Dem Beschluss des OVG lag folgender Sachverhalt zugrunde:

Die beklagte Behörde hatte eine Genehmigung zur Errichtung und zum Betrieb einer Schweinemastanlage erteilt. Der Kläger machte gegen die erteilte Genehmigung unzumutbare Geruchsbelästigungen geltend. Das Verwaltungsgericht wies die Klage ab. Das OVG lehnte den Antrag auf Zulassung der Berufung ebenfalls ab.

Das OVG NRW weist in seinem Beschluss vom 24.06.2004 darauf hin, dass Gerichte, die bei der Bewertung von Geruchsimmissionen auf die Geruchsimmissionsrichtlinie (GIRL) zurückgegriffen hätten, immer einhellig davon ausgegangen seien, dass dieser weder eine abschließende noch eine bindende Wirkung für die Beurteilung von Gerüchen zukommt (vgl.

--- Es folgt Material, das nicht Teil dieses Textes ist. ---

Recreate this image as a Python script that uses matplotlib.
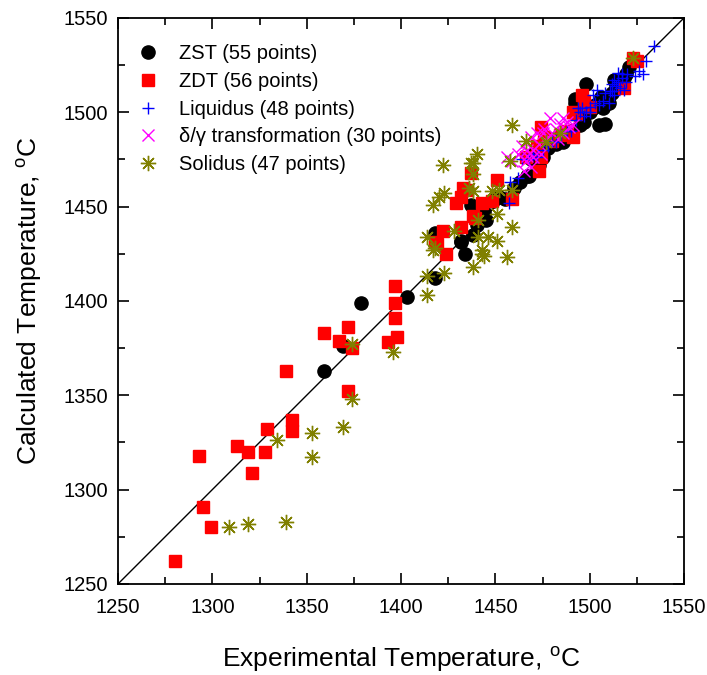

Sächsisches OVG, Beschluss vom 15.07.1998 – Az.: 1 S 257/98 -, Sächsisches Verwaltungsblatt 1998, S. 292; offen gelassen VGH Baden-Württemberg, Urt. v. 23.10.2001 – 10 S 141/01, DVBl. 2002, S. 709).

Die Geruchsimmissionsschutz-Richtlinie sei vielmehr als

- Entscheidungshilfe für die Beurteilung der Zumutbarkeit von Geruchsimmissionen (so: OVG NRW, Urt. v. 25.09.2000- 10 A D 8/00. NE, NWVBl 2001, S. 185)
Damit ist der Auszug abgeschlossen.